> **PROBLEM TO SOLVE**: Emit the data below verbatim, stripping out any pictures.
/---
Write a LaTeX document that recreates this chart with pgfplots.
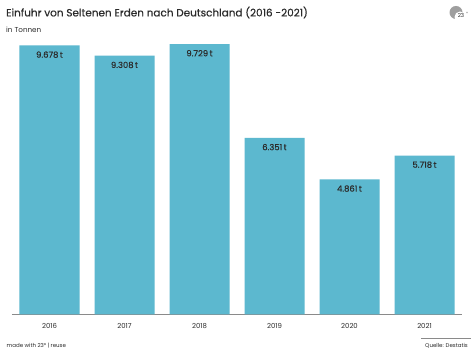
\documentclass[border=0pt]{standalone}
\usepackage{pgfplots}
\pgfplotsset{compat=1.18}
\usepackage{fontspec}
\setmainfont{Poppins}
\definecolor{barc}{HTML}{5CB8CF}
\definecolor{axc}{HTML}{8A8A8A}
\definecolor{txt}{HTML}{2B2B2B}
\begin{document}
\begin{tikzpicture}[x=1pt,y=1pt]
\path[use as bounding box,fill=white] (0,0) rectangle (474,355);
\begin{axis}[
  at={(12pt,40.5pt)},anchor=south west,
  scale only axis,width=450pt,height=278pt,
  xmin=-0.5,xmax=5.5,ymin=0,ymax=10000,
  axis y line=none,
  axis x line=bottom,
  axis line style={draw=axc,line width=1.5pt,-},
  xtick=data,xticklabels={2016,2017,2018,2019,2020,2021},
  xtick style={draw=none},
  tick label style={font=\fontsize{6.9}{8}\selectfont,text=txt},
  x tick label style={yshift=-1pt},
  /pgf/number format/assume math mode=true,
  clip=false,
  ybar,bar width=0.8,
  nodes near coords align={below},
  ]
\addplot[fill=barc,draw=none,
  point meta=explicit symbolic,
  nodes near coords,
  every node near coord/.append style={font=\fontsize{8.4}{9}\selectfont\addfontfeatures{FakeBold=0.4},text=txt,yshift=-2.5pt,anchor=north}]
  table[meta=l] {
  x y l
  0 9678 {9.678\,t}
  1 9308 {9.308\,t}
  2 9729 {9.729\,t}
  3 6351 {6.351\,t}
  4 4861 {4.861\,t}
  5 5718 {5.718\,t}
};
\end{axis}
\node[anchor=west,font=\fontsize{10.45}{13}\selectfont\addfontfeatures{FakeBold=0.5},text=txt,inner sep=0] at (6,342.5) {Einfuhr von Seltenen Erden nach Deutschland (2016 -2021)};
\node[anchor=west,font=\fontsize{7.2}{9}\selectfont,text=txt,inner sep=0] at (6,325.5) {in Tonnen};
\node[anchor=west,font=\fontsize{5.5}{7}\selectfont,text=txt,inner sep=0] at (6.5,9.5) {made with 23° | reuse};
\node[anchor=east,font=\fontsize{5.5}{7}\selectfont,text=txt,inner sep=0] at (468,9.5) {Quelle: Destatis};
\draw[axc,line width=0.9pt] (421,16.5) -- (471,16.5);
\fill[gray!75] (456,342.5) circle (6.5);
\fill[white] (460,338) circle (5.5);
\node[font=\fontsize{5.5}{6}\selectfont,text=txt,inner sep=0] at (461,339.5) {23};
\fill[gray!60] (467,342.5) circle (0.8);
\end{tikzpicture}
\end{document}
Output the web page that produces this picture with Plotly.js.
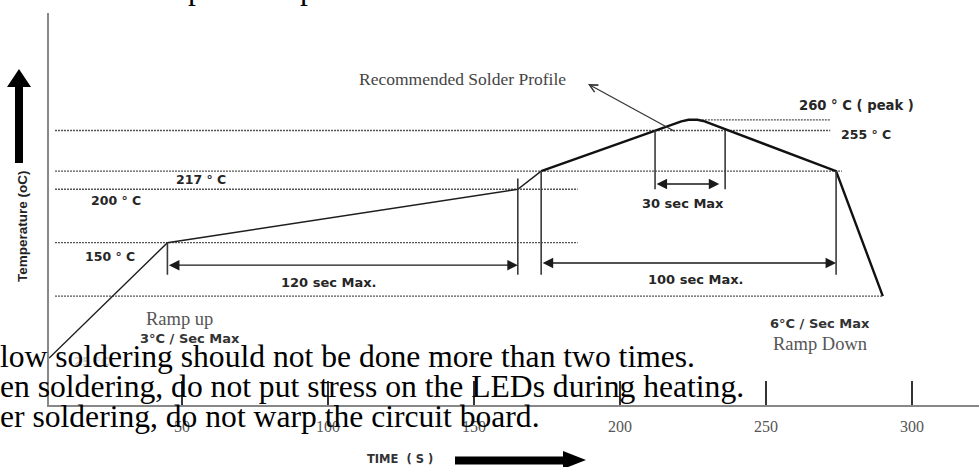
\---
> **RESULT OF THIS TASK**:
Write a LaTeX document that recreates this chart with pgfplots.
\documentclass[border=0pt]{standalone}
\usepackage{pgfplots}
\pgfplotsset{compat=1.18}
\usepackage{fontspec}
\setmainfont{Poppins}
\definecolor{barc}{HTML}{5CB8CF}
\definecolor{axc}{HTML}{8A8A8A}
\definecolor{txt}{HTML}{2B2B2B}
\begin{document}
\begin{tikzpicture}[x=1pt,y=1pt]
\path[use as bounding box,fill=white] (0,0) rectangle (474,355);
\begin{axis}[
  at={(12pt,40.5pt)},anchor=south west,
  scale only axis,width=450pt,height=278pt,
  xmin=-0.5,xmax=5.5,ymin=0,ymax=10000,
  axis y line=none,
  axis x line=bottom,
  axis line style={draw=axc,line width=1.5pt,-},
  xtick=data,xticklabels={2016,2017,2018,2019,2020,2021},
  xtick style={draw=none},
  tick label style={font=\fontsize{6.9}{8}\selectfont,text=txt},
  x tick label style={yshift=-1pt},
  /pgf/number format/assume math mode=true,
  clip=false,
  ybar,bar width=0.8,
  nodes near coords align={below},
  ]
\addplot[fill=barc,draw=none,
  point meta=explicit symbolic,
  nodes near coords,
  every node near coord/.append style={font=\fontsize{8.4}{9}\selectfont\addfontfeatures{FakeBold=0.4},text=txt,yshift=-2.5pt,anchor=north}]
  table[meta=l] {
  x y l
  0 9678 {9.678\,t}
  1 9308 {9.308\,t}
  2 9729 {9.729\,t}
  3 6351 {6.351\,t}
  4 4861 {4.861\,t}
  5 5718 {5.718\,t}
};
\end{axis}
\node[anchor=west,font=\fontsize{10.45}{13}\selectfont\addfontfeatures{FakeBold=0.5},text=txt,inner sep=0] at (6,342.5) {Einfuhr von Seltenen Erden nach Deutschland (2016 -2021)};
\node[anchor=west,font=\fontsize{7.2}{9}\selectfont,text=txt,inner sep=0] at (6,325.5) {in Tonnen};
\node[anchor=west,font=\fontsize{5.5}{7}\selectfont,text=txt,inner sep=0] at (6.5,9.5) {made with 23° | reuse};
\node[anchor=east,font=\fontsize{5.5}{7}\selectfont,text=txt,inner sep=0] at (468,9.5) {Quelle: Destatis};
\draw[axc,line width=0.9pt] (421,16.5) -- (471,16.5);
\fill[gray!75] (456,342.5) circle (6.5);
\fill[white] (460,338) circle (5.5);
\node[font=\fontsize{5.5}{6}\selectfont,text=txt,inner sep=0] at (461,339.5) {23};
\fill[gray!60] (467,342.5) circle (0.8);
\end{tikzpicture}
\end{document}
Output the web page that produces this picture with Plotly.js.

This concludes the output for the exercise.